A veces se heredaban hasta que, por méritos propios, se ganaba uno. En este caso tenemos a Vlad II de Valaquia. El Emperador Segismundo creó la orden del Dragón cuya venera era un collar del que pendía una figura de un dragón de oro. En rumano antiguo los conceptos «diablo» y «dragón» se mezclan en una sola palabra Dracul. El hijo de Vlad II, Vlad III fue llamado «hijo del Dragón o del Diablo», es decir, Drácula hasta que una afición le ganó el encantador sobrenombre de Tepes («Empalador»).
Los sobrenombres son medios de definir, pero también armas políticas y, en general, nos humanizan a los individuos
Sobrenombres en la Corona española
En casa tenemos por la dinastía Astur-Leonesa a: diáconos, monjes, gotosos (Bermudo II), grasos (Sancho I), nobles, malos, magnos y, mi favorito, «el del oso» (la gran pregunta ¿Favila molestó al oso o el oso molestó a Favila?).

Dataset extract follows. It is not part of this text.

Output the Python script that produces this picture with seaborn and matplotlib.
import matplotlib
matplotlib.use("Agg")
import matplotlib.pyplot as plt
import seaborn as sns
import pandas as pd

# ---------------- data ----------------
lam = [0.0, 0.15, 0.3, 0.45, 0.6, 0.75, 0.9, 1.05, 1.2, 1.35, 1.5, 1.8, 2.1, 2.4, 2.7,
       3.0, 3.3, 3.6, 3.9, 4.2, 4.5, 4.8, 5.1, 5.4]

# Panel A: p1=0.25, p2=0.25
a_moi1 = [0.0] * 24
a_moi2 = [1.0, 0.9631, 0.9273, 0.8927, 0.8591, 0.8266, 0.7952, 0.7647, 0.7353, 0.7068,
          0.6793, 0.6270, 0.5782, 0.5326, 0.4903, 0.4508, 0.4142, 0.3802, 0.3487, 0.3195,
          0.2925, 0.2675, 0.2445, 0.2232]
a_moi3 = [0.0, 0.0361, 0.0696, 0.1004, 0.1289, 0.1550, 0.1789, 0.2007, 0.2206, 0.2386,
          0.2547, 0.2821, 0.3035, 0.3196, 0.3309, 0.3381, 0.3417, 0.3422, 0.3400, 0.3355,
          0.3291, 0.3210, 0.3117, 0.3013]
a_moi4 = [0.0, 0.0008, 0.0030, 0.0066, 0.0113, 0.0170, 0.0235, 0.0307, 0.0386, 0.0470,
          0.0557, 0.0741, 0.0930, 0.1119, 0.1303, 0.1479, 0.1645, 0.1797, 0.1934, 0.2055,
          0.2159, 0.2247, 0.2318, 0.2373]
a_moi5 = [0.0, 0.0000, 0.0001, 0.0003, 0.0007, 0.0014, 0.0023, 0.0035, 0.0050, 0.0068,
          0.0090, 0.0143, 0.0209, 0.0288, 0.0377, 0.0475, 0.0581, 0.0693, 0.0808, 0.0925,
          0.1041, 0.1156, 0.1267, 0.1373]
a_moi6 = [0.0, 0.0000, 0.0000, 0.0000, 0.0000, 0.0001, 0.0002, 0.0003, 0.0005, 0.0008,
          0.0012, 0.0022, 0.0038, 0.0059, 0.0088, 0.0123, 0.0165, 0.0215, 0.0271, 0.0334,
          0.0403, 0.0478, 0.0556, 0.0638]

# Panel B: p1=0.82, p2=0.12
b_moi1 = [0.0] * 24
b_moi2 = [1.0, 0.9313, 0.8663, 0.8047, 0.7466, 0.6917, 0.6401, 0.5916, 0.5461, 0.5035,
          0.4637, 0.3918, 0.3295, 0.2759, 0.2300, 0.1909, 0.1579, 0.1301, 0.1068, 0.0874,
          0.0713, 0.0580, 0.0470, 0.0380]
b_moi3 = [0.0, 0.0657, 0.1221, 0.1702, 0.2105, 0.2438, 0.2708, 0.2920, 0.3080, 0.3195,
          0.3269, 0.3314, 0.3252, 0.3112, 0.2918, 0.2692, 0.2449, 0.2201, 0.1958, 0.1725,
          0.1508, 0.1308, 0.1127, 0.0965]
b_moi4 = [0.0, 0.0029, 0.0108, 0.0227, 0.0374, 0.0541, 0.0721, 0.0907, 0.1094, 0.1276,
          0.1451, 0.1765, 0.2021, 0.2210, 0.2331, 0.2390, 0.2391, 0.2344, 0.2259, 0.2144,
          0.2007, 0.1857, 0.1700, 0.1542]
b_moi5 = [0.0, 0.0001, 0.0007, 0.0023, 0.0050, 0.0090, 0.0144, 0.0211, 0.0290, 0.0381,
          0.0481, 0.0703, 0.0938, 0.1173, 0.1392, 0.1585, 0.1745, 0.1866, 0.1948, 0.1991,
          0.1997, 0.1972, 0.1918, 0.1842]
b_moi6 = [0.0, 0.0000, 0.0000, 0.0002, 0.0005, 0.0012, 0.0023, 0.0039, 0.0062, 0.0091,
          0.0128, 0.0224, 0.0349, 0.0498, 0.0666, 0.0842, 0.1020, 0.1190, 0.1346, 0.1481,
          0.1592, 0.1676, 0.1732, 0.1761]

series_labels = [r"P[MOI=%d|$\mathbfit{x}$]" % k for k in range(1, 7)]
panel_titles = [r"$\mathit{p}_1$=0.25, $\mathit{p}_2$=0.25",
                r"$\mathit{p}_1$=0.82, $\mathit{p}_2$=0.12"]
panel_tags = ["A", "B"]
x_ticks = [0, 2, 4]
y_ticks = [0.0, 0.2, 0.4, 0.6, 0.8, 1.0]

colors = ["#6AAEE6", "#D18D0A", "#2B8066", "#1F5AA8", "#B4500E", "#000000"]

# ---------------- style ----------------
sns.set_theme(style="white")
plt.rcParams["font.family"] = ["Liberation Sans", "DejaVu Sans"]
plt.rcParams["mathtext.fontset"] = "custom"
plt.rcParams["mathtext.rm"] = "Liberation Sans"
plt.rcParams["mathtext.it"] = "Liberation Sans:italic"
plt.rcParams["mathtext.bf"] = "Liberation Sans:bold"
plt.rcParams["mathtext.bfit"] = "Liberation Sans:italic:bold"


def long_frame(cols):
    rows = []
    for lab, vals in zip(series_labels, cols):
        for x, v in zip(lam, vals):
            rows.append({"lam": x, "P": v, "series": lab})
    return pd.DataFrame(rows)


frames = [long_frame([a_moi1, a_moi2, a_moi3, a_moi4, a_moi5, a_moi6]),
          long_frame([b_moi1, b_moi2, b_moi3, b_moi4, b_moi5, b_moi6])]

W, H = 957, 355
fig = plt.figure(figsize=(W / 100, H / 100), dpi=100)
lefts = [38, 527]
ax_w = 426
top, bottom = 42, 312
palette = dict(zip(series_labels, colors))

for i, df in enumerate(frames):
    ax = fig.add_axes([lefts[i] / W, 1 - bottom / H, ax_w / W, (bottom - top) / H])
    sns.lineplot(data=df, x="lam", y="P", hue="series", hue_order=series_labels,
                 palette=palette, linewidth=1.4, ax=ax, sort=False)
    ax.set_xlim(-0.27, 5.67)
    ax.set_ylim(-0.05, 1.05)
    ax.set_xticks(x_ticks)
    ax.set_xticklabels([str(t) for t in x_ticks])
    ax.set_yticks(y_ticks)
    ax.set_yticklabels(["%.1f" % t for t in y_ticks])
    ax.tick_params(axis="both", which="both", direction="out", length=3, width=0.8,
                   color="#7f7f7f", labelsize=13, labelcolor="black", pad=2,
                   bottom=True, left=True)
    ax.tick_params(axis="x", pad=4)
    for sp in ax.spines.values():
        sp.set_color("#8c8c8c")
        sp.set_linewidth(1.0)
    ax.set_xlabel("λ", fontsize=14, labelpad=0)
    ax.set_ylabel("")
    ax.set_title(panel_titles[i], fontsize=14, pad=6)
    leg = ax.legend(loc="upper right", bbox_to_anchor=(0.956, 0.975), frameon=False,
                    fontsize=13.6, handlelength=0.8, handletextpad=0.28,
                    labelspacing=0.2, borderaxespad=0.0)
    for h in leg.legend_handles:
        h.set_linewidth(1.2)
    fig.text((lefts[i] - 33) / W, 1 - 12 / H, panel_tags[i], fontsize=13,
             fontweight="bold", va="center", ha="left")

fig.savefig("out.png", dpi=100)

Por la casa de Barcelona: Cabeza de estopa (Ramón Berenguer II tenía buen pelo), Velloso, Corcovado, Fratricida, el Grande y el Santo. Por la casa de Aragón, tanto condes como la dinastía Jimena y posteriores: malos, temblones (García Sánchez II), el Mayor, el Batallador, el Monje (Ramiro II que parecía manso hasta que creó una campana), un Casto (en Asturias teníamos otro), Conquistado (Jaime I), Liberal, Franco, Justo, Benigno, dos Católicos (Fernando V y Pedro II, que curiosamente murió defendiendo a sus vasallos que eran defensores de la herejía albigense), un Humano y un Amador de toda gentileza (Juan I).

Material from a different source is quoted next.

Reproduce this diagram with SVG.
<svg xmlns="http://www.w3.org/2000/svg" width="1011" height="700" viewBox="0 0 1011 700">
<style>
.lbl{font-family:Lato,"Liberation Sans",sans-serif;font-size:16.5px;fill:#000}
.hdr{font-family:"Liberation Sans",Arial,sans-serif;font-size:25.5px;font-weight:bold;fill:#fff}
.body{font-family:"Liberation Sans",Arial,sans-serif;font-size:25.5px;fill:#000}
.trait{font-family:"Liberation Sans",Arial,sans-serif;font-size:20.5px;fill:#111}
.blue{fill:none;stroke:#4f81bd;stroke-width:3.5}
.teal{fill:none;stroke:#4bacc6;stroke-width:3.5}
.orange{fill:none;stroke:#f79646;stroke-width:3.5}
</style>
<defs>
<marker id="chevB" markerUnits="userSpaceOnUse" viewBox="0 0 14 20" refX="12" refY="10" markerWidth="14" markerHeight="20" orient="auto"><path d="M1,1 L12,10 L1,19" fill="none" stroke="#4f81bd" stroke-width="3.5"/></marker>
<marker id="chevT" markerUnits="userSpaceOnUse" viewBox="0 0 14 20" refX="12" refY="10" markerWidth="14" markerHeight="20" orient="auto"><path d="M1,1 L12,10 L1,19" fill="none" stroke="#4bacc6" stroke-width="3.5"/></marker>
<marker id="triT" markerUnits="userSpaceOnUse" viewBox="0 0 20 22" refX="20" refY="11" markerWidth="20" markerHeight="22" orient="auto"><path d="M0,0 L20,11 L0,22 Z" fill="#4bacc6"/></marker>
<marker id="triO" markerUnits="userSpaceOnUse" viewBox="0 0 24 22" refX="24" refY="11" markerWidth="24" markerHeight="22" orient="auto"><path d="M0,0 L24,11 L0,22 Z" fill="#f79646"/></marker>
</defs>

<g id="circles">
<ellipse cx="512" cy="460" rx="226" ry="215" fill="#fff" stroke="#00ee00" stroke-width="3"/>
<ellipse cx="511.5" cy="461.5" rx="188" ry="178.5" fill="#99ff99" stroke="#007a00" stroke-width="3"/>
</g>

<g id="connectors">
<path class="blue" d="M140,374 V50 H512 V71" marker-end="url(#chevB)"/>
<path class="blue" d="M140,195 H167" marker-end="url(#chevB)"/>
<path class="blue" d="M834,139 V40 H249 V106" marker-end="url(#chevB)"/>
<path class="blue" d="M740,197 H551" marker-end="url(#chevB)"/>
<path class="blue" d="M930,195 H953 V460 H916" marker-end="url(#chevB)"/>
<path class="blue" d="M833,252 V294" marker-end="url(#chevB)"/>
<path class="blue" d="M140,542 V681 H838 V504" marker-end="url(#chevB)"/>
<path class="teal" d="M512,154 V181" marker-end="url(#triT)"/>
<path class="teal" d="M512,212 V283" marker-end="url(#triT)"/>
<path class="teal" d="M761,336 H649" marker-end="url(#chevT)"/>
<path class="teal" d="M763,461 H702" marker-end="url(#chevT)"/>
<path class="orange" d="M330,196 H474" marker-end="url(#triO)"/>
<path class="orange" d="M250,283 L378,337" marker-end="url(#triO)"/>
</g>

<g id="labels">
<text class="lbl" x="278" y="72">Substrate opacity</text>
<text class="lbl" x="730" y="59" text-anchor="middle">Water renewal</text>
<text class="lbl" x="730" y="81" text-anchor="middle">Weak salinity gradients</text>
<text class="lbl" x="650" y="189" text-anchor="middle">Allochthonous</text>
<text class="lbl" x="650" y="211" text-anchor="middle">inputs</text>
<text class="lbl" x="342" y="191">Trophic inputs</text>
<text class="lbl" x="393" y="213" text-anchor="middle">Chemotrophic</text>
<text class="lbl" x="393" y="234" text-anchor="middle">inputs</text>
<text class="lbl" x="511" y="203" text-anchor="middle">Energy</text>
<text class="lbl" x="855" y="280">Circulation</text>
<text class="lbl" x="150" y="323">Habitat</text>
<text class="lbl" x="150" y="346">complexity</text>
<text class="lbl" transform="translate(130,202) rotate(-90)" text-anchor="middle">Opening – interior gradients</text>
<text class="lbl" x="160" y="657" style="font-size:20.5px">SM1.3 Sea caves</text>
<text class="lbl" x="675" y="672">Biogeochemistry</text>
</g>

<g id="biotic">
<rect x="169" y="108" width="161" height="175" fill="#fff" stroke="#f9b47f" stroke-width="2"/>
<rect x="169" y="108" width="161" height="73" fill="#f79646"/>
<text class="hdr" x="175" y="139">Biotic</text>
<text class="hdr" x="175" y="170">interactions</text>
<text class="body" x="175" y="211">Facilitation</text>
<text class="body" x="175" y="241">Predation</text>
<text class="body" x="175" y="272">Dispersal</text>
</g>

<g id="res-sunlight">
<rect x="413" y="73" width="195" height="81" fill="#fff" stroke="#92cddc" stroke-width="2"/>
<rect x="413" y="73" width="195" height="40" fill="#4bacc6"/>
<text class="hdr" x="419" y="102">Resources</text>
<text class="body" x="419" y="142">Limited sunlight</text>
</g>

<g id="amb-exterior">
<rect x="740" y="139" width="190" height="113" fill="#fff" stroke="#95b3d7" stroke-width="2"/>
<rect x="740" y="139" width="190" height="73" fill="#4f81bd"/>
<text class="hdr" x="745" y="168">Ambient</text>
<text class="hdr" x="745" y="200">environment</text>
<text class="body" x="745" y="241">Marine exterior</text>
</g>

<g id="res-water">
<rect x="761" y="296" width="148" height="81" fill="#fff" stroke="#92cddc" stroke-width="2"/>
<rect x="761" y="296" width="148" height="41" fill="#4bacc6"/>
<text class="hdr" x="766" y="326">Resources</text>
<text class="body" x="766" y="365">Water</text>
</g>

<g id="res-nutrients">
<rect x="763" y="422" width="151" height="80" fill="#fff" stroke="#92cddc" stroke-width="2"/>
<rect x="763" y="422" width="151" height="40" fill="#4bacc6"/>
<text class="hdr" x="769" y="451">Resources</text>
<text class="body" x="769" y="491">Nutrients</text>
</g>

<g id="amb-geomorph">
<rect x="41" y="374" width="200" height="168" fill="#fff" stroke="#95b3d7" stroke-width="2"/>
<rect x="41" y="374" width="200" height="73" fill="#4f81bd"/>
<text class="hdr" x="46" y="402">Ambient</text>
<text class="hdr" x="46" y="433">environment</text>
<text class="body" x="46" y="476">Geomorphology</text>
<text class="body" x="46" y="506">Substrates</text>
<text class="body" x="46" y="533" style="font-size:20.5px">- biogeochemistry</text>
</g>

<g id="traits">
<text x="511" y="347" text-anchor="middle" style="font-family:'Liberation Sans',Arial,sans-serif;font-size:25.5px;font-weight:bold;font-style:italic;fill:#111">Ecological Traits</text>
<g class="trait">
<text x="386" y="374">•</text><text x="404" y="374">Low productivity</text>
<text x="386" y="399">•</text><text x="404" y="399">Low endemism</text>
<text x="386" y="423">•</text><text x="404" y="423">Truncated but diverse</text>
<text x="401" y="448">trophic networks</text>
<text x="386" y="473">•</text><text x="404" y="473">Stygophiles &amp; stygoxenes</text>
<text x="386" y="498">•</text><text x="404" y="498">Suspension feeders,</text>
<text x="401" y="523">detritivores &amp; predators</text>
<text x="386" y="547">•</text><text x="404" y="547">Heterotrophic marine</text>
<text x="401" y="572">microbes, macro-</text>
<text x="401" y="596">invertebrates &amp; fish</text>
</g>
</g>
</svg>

De los navarricos, que también son aragoneses en un momento dado nos encontramos con: de Nájera, de Peñalén, batalladores, restauradores, fuertes, sabios, obstinados, póstumos (Juan I), malos (Carlos II fue el terrorista de su época), nobles (Carlos III era hermano de Carlos II y después de este, cualquier cosa era una maravilla). Por la dinastía nazarí tenemos: el Zurdo, el Valiente, el Chico, el Cojo, el Bermejo, el Depuesto, el Jurisconsulto... Por la casa de Castilla, primero condado y luego reino tenemos: el de las Manos blancas, el de los Buenos fueros, el Infante, el Deseado, el de las Navas, la Grande (la reina Berenguela I), el Santo (Fernando III), el Sabio (Alfonso X que no lo fue tanto en el gobierno de su reino), el Emplazado, el Justiciero (Alfonso XI y Pedro II el Cruel fueron llamados, también, justicieros, no por hacer justicia si no por la maña que se daban en ajusticiar a la gente. Parecido, pero no lo mismo), el Doliente, el Impotente (en este caso fue por una campaña de desprestigio por parte de la Reina Isabel I para desacreditar a la hija y heredera de Enrique IV –Juana «la Beltraneja»– autentica heredera de la corona de Castilla León), Católicos y Locas.
Continúan los sobrenombres con la nueva dinastía y ya como reino de España y tenemos: el Hermoso ,el Emperador o el César, el Prudente, el Piadoso, el Pasmado, el Hechizado. Con los Borbones se nota un cierto peloteo, se ha perdido esa naturalidad y se notan los sobrenombres algo impostados: el Animoso (Felipe V), el Bien amado (Luis I), el Prudente o el Justo (Fernando VI), el Mejor alcalde, el Cazador (Carlos IV), el Felón (Fernando VII, aquí era imposible el peloteo), la Castiza (Isabel II), el Pacificador (Alfonso XII).
En definitiva, los sobrenombres son medios de definir, pero también armas políticas y, en general, nos humanizan a los individuos.